Exam and homework rule: Unless the problem specifically asks for activity corrections, use the strong-acid approximation and report the pH of 4.4 M HClO4 as -0.64.

Common Mistakes Students Make

  • Forgetting that HClO4 is strong. If you try to use a weak-acid equilibrium setup, you are overcomplicating the problem.
  • Assuming pH cannot be negative. It can. The logarithmic formula allows it.
  • Using natural log instead of log base 10. The pH equation uses log base 10.
  • Entering 4.4 as 0.44 or 44 by accident. Decimal placement matters a lot in logarithmic calculations.
  • Confusing molarity with moles. The problem gives concentration, not total amount of substance.

How This Calculator Works

This calculator uses the standard strong-acid formula for aqueous HClO4. After you click the calculate button, it reads the input concentration, converts units if needed, sets [H+] equal to the molarity, applies pH = -log10[H+], and then displays the result with a comparison chart. The graph helps you see how the pH changes as concentration changes. Because the pH scale is logarithmic, the curve is not linear. Increasing acid concentration makes pH lower, but not by equal numerical steps.
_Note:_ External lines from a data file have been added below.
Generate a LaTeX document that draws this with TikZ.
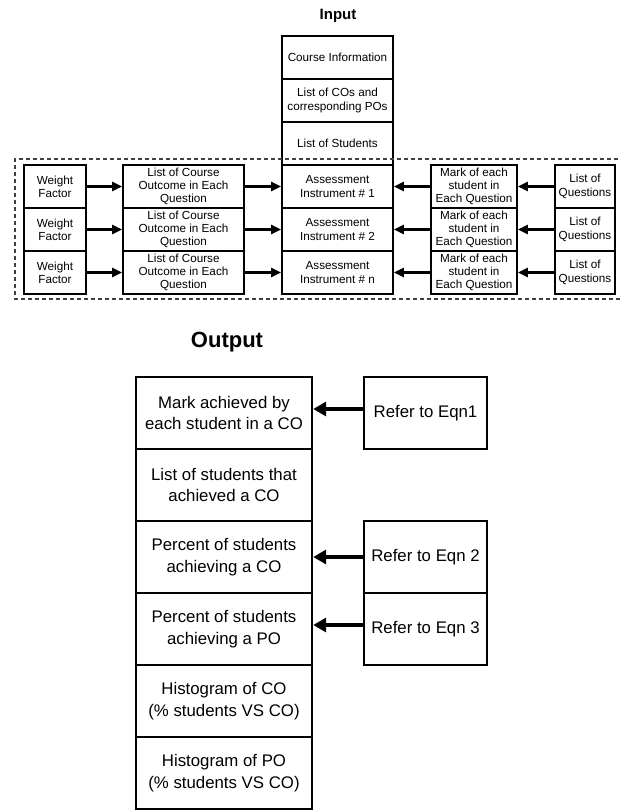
\documentclass[tikz,border=0pt]{standalone}
\usepackage{fontspec}
\setmainfont{Liberation Sans}
\usetikzlibrary{arrows.meta,positioning}

\begin{document}
\begin{tikzpicture}[x=1pt, y=-1pt,
  inbox/.style={draw, line width=1.8pt, align=center, inner sep=0pt, minimum height=43pt,
    font=\fontsize{11.7}{13.3}\selectfont},
  outbox/.style={draw, line width=2.4pt, align=center, inner sep=0pt, minimum height=72pt,
    font=\fontsize{16.8}{21.5}\selectfont},
  inarrow/.style={-{Triangle[length=10pt,width=9pt]}, line width=2.8pt},
  outarrow/.style={-{Triangle[length=13pt,width=14pt]}, line width=4pt}]
  \useasboundingbox (0,0) rectangle (620,811);
  \node[font=\bfseries\fontsize{15}{18}\selectfont] (intitle) at (338,16) {Input};
  \node[inbox, minimum width=111pt] (info) at (337.5,57.5) {Course Information};
  \node[inbox, minimum width=111pt] (cos) at (337.5,100.5) {List of COs and\\corresponding POs};
  \node[inbox, minimum width=111pt] (stud) at (337.5,143.5) {List of Students};
  \foreach \r/\k/\y in {1/1/186.5, 2/2/229.5, 3/n/272.5} {
    \node[inbox, minimum width=62pt] (wf\r) at (55,\y) {Weight\\Factor};
    \node[inbox, minimum width=121pt] (lco\r) at (183.5,\y) {List of Course\\Outcome in Each\\Question};
    \node[inbox, minimum width=111pt] (ai\r) at (337.5,\y) {Assessment\\Instrument \# \k};
    \node[inbox, minimum width=86pt] (mk\r) at (474,\y) {Mark of each\\student in\\Each Question};
    \node[inbox, minimum width=60pt] (lq\r) at (585,\y) {List of\\Questions};
    \draw[inarrow] (wf\r) -- (lco\r);
    \draw[inarrow] (lco\r) -- (ai\r);
    \draw[inarrow] (mk\r) -- (ai\r);
    \draw[inarrow] (lq\r) -- (mk\r);
  }
  \draw[line width=1.2pt, black!75, dash pattern=on 4pt off 3pt]
    (625,159) -- (15,159) -- (15,299) -- (625,299);

  \node[font=\bfseries\fontsize{22}{26}\selectfont] (outtitle) at (227,342) {Output};
  \node[outbox, minimum width=176pt] (o1) at (224,413) {Mark achieved by\\each student in a CO};
  \node[outbox, minimum width=176pt] (o2) at (224,485) {List of students that\\achieved a CO};
  \node[outbox, minimum width=176pt] (o3) at (224,557) {Percent of students\\achieving a CO};
  \node[outbox, minimum width=176pt] (o4) at (224,629) {Percent of students\\achieving a PO};
  \node[outbox, minimum width=176pt] (o5) at (224,701) {Histogram of CO\\(\% students VS CO)};
  \node[outbox, minimum width=176pt] (o6) at (224,773) {Histogram of PO\\(\% students VS CO)};
  \node[outbox, minimum width=123pt] (r1) at (425.5,413) {Refer to Eqn1};
  \node[outbox, minimum width=123pt] (r2) at (425.5,557) {Refer to Eqn 2};
  \node[outbox, minimum width=123pt] (r3) at (425.5,629) {Refer to Eqn 3};
  \draw[outarrow] ([yshift=4pt]r1.west) -- ([yshift=4pt]r1.west -| o1.east);
  \draw[outarrow] (r2) -- (o3);
  \draw[outarrow] ([yshift=4pt]r3.west) -- ([yshift=4pt]r3.west -| o4.east);
\end{tikzpicture}
\end{document}
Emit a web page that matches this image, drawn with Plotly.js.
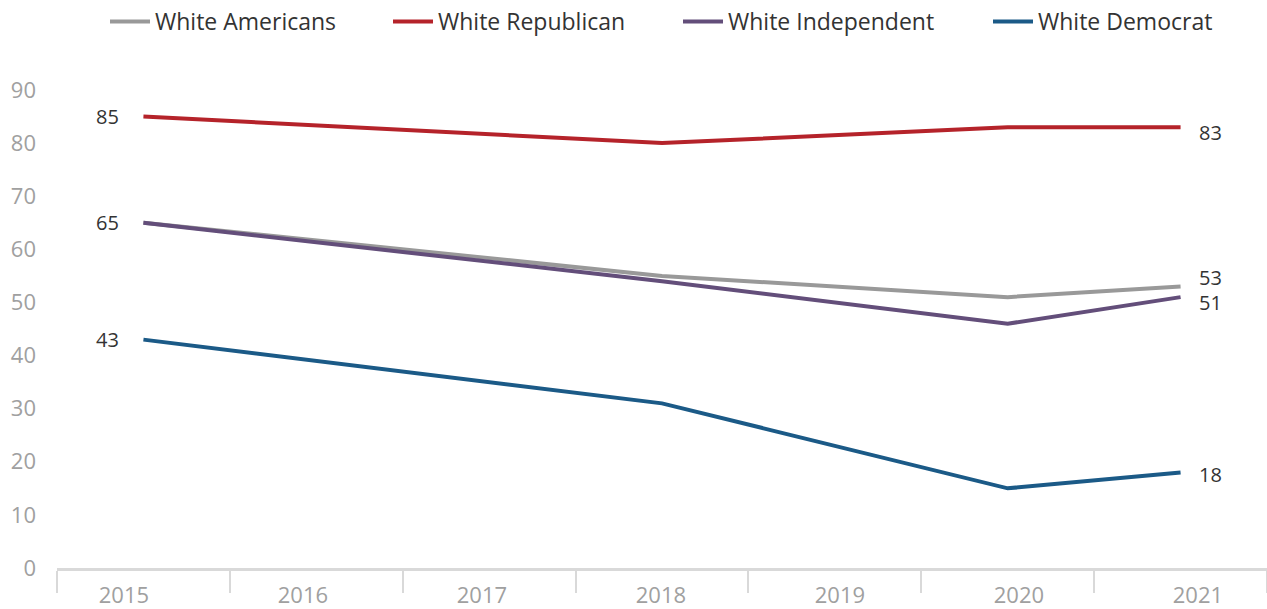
<!DOCTYPE html>
<html>
<head>
<meta charset="utf-8">
<script src="https://cdn.plot.ly/plotly-3.0.1.min.js"></script>
<style>
html,body{margin:0;padding:0;background:#fff;}
#chart{width:1267px;height:609px;}
</style>
</head>
<body>
<div id="chart"></div>
<script>
const years = [2015, 2018, 2020, 2021];
const tickYears = [2015, 2016, 2017, 2018, 2019, 2020, 2021];
const seriesNames = ["White Americans", "White Republican", "White Independent", "White Democrat"];
const whiteAmericans = [65, 55, 51, 53];
const whiteRepublican = [85, 80, 83, 83];
const whiteIndependent = [65, 54, 46, 51];
const whiteDemocrat = [43, 31, 15, 18];
const colors = ["#999999", "#b5232a", "#634e7a", "#1b5a87"];

const allValues = [whiteAmericans, whiteRepublican, whiteIndependent, whiteDemocrat];
const legendIds = ["legend", "legend2", "legend3", "legend4"];
const legendX = [105, 388, 678, 988];

const traces = allValues.map((vals, i) => ({
  type: "scatter",
  mode: "lines",
  x: years,
  y: vals,
  name: seriesNames[i],
  legend: legendIds[i],
  line: {color: colors[i], width: 4},
  hoverinfo: "skip",
  xaxis: "x",
  yaxis: "y"
}));

traces.push({
  type: "scatter", mode: "markers", x: tickYears, y: tickYears.map(() => null),
  xaxis: "x2", yaxis: "y", showlegend: false, hoverinfo: "skip",
  marker: {opacity: 0}
});

const startLabelSeries = [1, 0, 3];
const endLabelSeries = [1, 0, 2, 3];
const endYShift = {1: -5, 0: 9, 2: -5, 3: -2};

const annotations = [];
startLabelSeries.forEach(i => {
  annotations.push({
    x: years[0], y: allValues[i][0], xref: "x", yref: "y",
    text: String(allValues[i][0]), showarrow: false,
    xanchor: "right", yanchor: "middle", xshift: -22,
    font: {size: 20, color: "#333333", family: "Open Sans"}
  });
});
endLabelSeries.forEach(i => {
  const n = years.length - 1;
  annotations.push({
    x: years[n], y: allValues[i][n], xref: "x", yref: "y",
    text: String(allValues[i][n]), showarrow: false,
    xanchor: "left", yanchor: "middle", xshift: 16, yshift: endYShift[i],
    font: {size: 20, color: "#333333", family: "Open Sans"}
  });
});

const boundaries = [];
for (let k = 0; k <= tickYears.length; k++) boundaries.push(tickYears[0] - 0.5 + k);

const layout = {
  width: 1267, height: 609,
  margin: {l: 57, r: 0, t: 90, b: 41},
  paper_bgcolor: "#ffffff", plot_bgcolor: "#ffffff",
  font: {family: "Open Sans", size: 20, color: "#333333"},
  showlegend: true,
  xaxis: {
    range: [tickYears[0] - 0.5, tickYears[tickYears.length - 1] + 0.5],
    tickmode: "array", tickvals: boundaries, ticktext: boundaries.map(() => ""),
    ticks: "outside", ticklen: 22, tickwidth: 2, tickcolor: "#d9d9d9",
    showline: true, linecolor: "#d9d9d9", linewidth: 3,
    showgrid: false, zeroline: false, fixedrange: true
  },
  xaxis2: {
    overlaying: "x", anchor: "y", side: "bottom",
    range: [2014.626, 2021.386],
    tickmode: "array", tickvals: tickYears, ticktext: tickYears.map(String),
    ticks: "", showline: false, showgrid: false, zeroline: false,
    tickfont: {size: 22, color: "#a0a0a0", family: "Open Sans"},
    ticklabelstandoff: 12
  },
  yaxis: {
    range: [0, 90], dtick: 10, tick0: 0,
    showgrid: false, zeroline: false, showline: false, ticks: "",
    tickfont: {size: 22, color: "#a0a0a0", family: "Open Sans"},
    ticklabelstandoff: 20, fixedrange: true
  },
  annotations: annotations
};

legendIds.forEach((id, i) => {
  layout[id] = {
    orientation: "h", xref: "container", yref: "container",
    x: legendX[i] / 1267, xanchor: "left", y: 1, yanchor: "top",
    font: {size: 23, color: "#333333", family: "Open Sans"},
    itemwidth: 40, bgcolor: "rgba(0,0,0,0)"
  };
});

Plotly.newPlot("chart", traces, layout, {displayModeBar: false, staticPlot: true});
</script>
</body>
</html>
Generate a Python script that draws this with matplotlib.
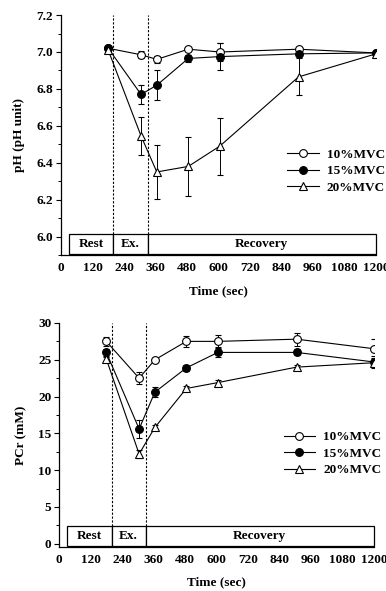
import matplotlib
matplotlib.use("Agg")
import matplotlib.pyplot as plt
from matplotlib.patches import Rectangle
from matplotlib.lines import Line2D
from matplotlib.ticker import MultipleLocator

plt.rcParams['font.family'] = ['Liberation Serif', 'DejaVu Serif']
plt.rcParams['font.weight'] = 'bold'

time = [180, 305, 365, 485, 605, 905, 1200]
labels = ['10%MVC', '15%MVC', '20%MVC']

ph_10 = [7.02, 6.985, 6.96, 7.015, 7.0, 7.015, 6.995]
ph_10_err = [0.01, 0.02, 0.02, 0.01, 0.05, 0.01, 0.01]
ph_15 = [7.02, 6.77, 6.82, 6.965, 6.975, 6.99, 6.995]
ph_15_err = [0.01, 0.05, 0.08, 0.02, 0.075, 0.01, 0.01]
ph_20 = [7.01, 6.545, 6.35, 6.38, 6.49, 6.865, 6.99]
ph_20_err = [0.01, 0.105, 0.145, 0.16, 0.155, 0.1, 0.01]

pcr_10 = [27.5, 22.5, 25.0, 27.5, 27.5, 27.8, 26.5]
pcr_10_err = [0.6, 0.8, 0.3, 0.7, 0.8, 0.9, 1.3]
pcr_15 = [26.0, 15.6, 20.6, 23.9, 26.0, 26.0, 24.7]
pcr_15_err = [0.5, 1.2, 0.7, 0.4, 0.6, 0.4, 0.8]
pcr_20 = [25.1, 12.2, 15.8, 21.1, 21.9, 24.0, 24.6]
pcr_20_err = [0.3, 0.5, 0.3, 0.3, 0.3, 0.3, 0.4]

phases = ['Rest', 'Ex.', 'Recovery']
phase_edges = [30, 200, 330, 1200]
xticks = [0, 120, 240, 360, 480, 600, 720, 840, 960, 1080, 1200]

FS = 9.5

fig = plt.figure(figsize=(3.86, 5.91), dpi=100)
ax1 = fig.add_axes([0.158, 0.5685, 0.816, 0.406])
ax2 = fig.add_axes([0.153, 0.075, 0.816, 0.3785])

styles = [dict(marker='o', mfc='white', ms=5.6), dict(marker='o', mfc='black', ms=5.6),
          dict(marker='^', mfc='white', ms=6.2)]


def draw(ax, series, errs, ylim, box, major, minor, ylabel):
    handles = []
    for (vals, err, st, lab) in zip(series, errs, styles, labels):
        ax.errorbar(time, vals, yerr=err, color='black', lw=0.8, elinewidth=0.7,
                    capsize=2.2, capthick=0.7, marker=st['marker'], mfc=st['mfc'],
                    markersize=st['ms'], mec='black', mew=0.8, zorder=3)
        handles.append(Line2D([], [], color='black', lw=0.8, marker=st['marker'],
                              mfc=st['mfc'], mec='black', mew=0.8, markersize=st['ms'],
                              label=lab))
    ax.set_xlim(0, 1200)
    ax.set_ylim(*ylim)
    ax.set_xticks(xticks)
    ax.xaxis.set_minor_locator(MultipleLocator(60))
    ax.yaxis.set_major_locator(MultipleLocator(major))
    ax.yaxis.set_minor_locator(MultipleLocator(minor))
    ax.spines['top'].set_visible(False)
    ax.spines['right'].set_visible(False)
    ax.spines['left'].set_linewidth(0.9)
    ax.spines['bottom'].set_linewidth(0.9)
    ax.tick_params(axis='y', which='major', direction='out', length=3.5, width=0.8,
                   labelsize=FS, pad=2)
    ax.tick_params(axis='y', which='minor', direction='out', length=2, width=0.7)
    ax.tick_params(axis='x', which='major', direction='in', length=3, width=0.7,
                   labelsize=FS, pad=5)
    ax.tick_params(axis='x', which='minor', direction='in', length=2, width=0.6)
    for t in ax.get_yticklabels() + ax.get_xticklabels():
        t.set_fontweight('bold')
    b0, b1 = box
    for i, name in enumerate(phases):
        x0, x1 = phase_edges[i], phase_edges[i + 1]
        ax.add_patch(Rectangle((x0, b0), x1 - x0, b1 - b0, facecolor='white',
                               edgecolor='black', lw=0.9, zorder=4, clip_on=False))
        ax.text((x0 + x1) / 2, (b0 + b1) / 2, name, ha='center', va='center',
                fontsize=FS, fontweight='bold', zorder=5)
    for xv in phase_edges[1:3]:
        ax.plot([xv, xv], [b1, ylim[1]], color='black', lw=0.8, ls=(0, (2, 1.5)), zorder=2)
    ax.set_xlabel('Time (sec)', fontsize=FS, fontweight='bold', labelpad=8)
    ax.set_ylabel(ylabel, fontsize=FS, fontweight='bold', labelpad=8)
    return handles


h1 = draw(ax1, [ph_10, ph_15, ph_20], [ph_10_err, ph_15_err, ph_20_err], (5.9, 7.2),
          (5.905, 6.015), 0.2, 0.1, 'pH (pH unit)')
h2 = draw(ax2, [pcr_10, pcr_15, pcr_20], [pcr_10_err, pcr_15_err, pcr_20_err], (-0.4, 30),
          (-0.35, 2.4), 5, 2.5, 'PCr (mM)')

for ax, h, anchor in [(ax1, h1, (1.045, 0.465)), (ax2, h2, (1.04, 0.54))]:
    leg = ax.legend(handles=h, loc='upper right', bbox_to_anchor=anchor, frameon=False,
                    fontsize=FS, handlelength=2.4, handletextpad=0.6,
                    labelspacing=0.32, borderaxespad=0)
    for t in leg.get_texts():
        t.set_fontweight('bold')

fig.savefig('out.png', dpi=100)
Authority References for Further Reading

If you want to verify the science behind pH, strong acids, and water chemistry, these authoritative educational sources are worth reviewing:

Final Answer

To calculate the pH of 4.4 M HClO4 in water, assume perchloric acid fully dissociates:

[H+] = 4.4 M

pH = -log10(4.4) = -0.64

So the best standard chemistry answer is:

The pH of 4.4 M HClO4 in water is approximately -0.64.
Safety note: Perchloric acid is a highly corrosive and potentially hazardous oxidizing acid, especially at higher concentrations. This page is for calculation and educational purposes only, not for handling guidance.